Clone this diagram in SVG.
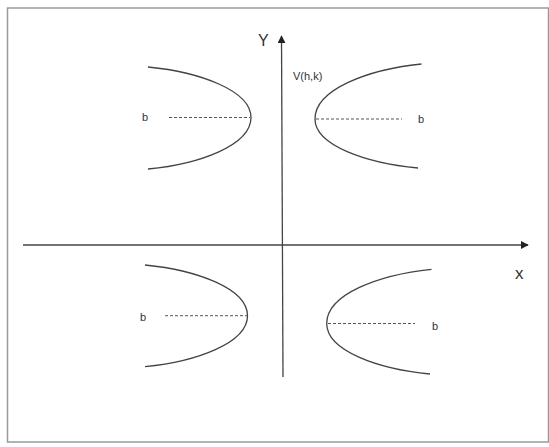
<svg xmlns="http://www.w3.org/2000/svg" width="549" height="447" viewBox="0 0 549 447">
<style>
.curve{fill:none;stroke:#444;stroke-width:1.3}
.dash{fill:none;stroke:#555;stroke-width:1;stroke-dasharray:3 2}
.axis{fill:none;stroke:#444;stroke-width:1.3}
.lbl{font-family:"Liberation Sans",Arial,sans-serif;font-size:11px;fill:#333}
.ax{font-family:"Liberation Sans",Arial,sans-serif;font-size:16px;fill:#333}
</style>
<defs>
<marker id="arr" viewBox="0 0 10 10" refX="9" refY="5" markerWidth="8" markerHeight="8" markerUnits="userSpaceOnUse" orient="auto">
<path d="M0,0 L10,5 L0,10 z" fill="#222"/>
</marker>
</defs>
<rect x="0" y="0" width="549" height="447" fill="#fff"/>
<rect x="7.5" y="8" width="541" height="434" fill="none" stroke="#9a9a9a" stroke-width="1.5"/>
<g id="connectors">
<line class="axis" x1="23" y1="245" x2="528" y2="245" marker-end="url(#arr)"/>
<line class="axis" x1="283" y1="377" x2="281.5" y2="36" marker-end="url(#arr)"/>
</g>
<g id="label-y"><text class="ax" x="258" y="46">Y</text></g>
<g id="label-x"><text class="ax" x="515" y="279" style="font-size:17px">x</text></g>
<g id="label-v"><text class="lbl" x="293" y="80">V(h,k)</text></g>
<g id="upper-left">
<path class="curve" d="M148,67 C199.5,72 251,90.5 251,117.5 C251,145.3 199.5,164 148,169"/>
<line class="dash" x1="169" y1="117.5" x2="250" y2="117.5"/>
<text class="lbl" x="142" y="121">b</text>
</g>
<g id="upper-right">
<path class="curve" d="M421.5,64 C368,69.5 315,89.3 315,119 C315,145.5 366.5,163.1 418,168"/>
<line class="dash" x1="316" y1="119" x2="402" y2="119"/>
<text class="lbl" x="418" y="123">b</text>
</g>
<g id="lower-left">
<path class="curve" d="M145,265 C196,270 247.5,288.3 247.5,315.7 C247.5,343.2 196,361.6 145,366.7"/>
<line class="dash" x1="165" y1="315.7" x2="247" y2="315.7"/>
<text class="lbl" x="140" y="321">b</text>
</g>
<g id="lower-right">
<path class="curve" d="M431.5,269.3 C379,274.7 326.7,294.2 326.7,323.5 C326.7,350.8 378,369 430,374"/>
<line class="dash" x1="328" y1="323.5" x2="415" y2="323.5"/>
<text class="lbl" x="432" y="330">b</text>
</g>
</svg>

....................

Task prompt: Pictures are excluded; output everything else in the data verbatim.

Finished exercise:
Clone this diagram in SVG.
<svg xmlns="http://www.w3.org/2000/svg" width="549" height="447" viewBox="0 0 549 447">
<style>
.curve{fill:none;stroke:#444;stroke-width:1.3}
.dash{fill:none;stroke:#555;stroke-width:1;stroke-dasharray:3 2}
.axis{fill:none;stroke:#444;stroke-width:1.3}
.lbl{font-family:"Liberation Sans",Arial,sans-serif;font-size:11px;fill:#333}
.ax{font-family:"Liberation Sans",Arial,sans-serif;font-size:16px;fill:#333}
</style>
<defs>
<marker id="arr" viewBox="0 0 10 10" refX="9" refY="5" markerWidth="8" markerHeight="8" markerUnits="userSpaceOnUse" orient="auto">
<path d="M0,0 L10,5 L0,10 z" fill="#222"/>
</marker>
</defs>
<rect x="0" y="0" width="549" height="447" fill="#fff"/>
<rect x="7.5" y="8" width="541" height="434" fill="none" stroke="#9a9a9a" stroke-width="1.5"/>
<g id="connectors">
<line class="axis" x1="23" y1="245" x2="528" y2="245" marker-end="url(#arr)"/>
<line class="axis" x1="283" y1="377" x2="281.5" y2="36" marker-end="url(#arr)"/>
</g>
<g id="label-y"><text class="ax" x="258" y="46">Y</text></g>
<g id="label-x"><text class="ax" x="515" y="279" style="font-size:17px">x</text></g>
<g id="label-v"><text class="lbl" x="293" y="80">V(h,k)</text></g>
<g id="upper-left">
<path class="curve" d="M148,67 C199.5,72 251,90.5 251,117.5 C251,145.3 199.5,164 148,169"/>
<line class="dash" x1="169" y1="117.5" x2="250" y2="117.5"/>
<text class="lbl" x="142" y="121">b</text>
</g>
<g id="upper-right">
<path class="curve" d="M421.5,64 C368,69.5 315,89.3 315,119 C315,145.5 366.5,163.1 418,168"/>
<line class="dash" x1="316" y1="119" x2="402" y2="119"/>
<text class="lbl" x="418" y="123">b</text>
</g>
<g id="lower-left">
<path class="curve" d="M145,265 C196,270 247.5,288.3 247.5,315.7 C247.5,343.2 196,361.6 145,366.7"/>
<line class="dash" x1="165" y1="315.7" x2="247" y2="315.7"/>
<text class="lbl" x="140" y="321">b</text>
</g>
<g id="lower-right">
<path class="curve" d="M431.5,269.3 C379,274.7 326.7,294.2 326.7,323.5 C326.7,350.8 378,369 430,374"/>
<line class="dash" x1="328" y1="323.5" x2="415" y2="323.5"/>
<text class="lbl" x="432" y="330">b</text>
</g>
</svg>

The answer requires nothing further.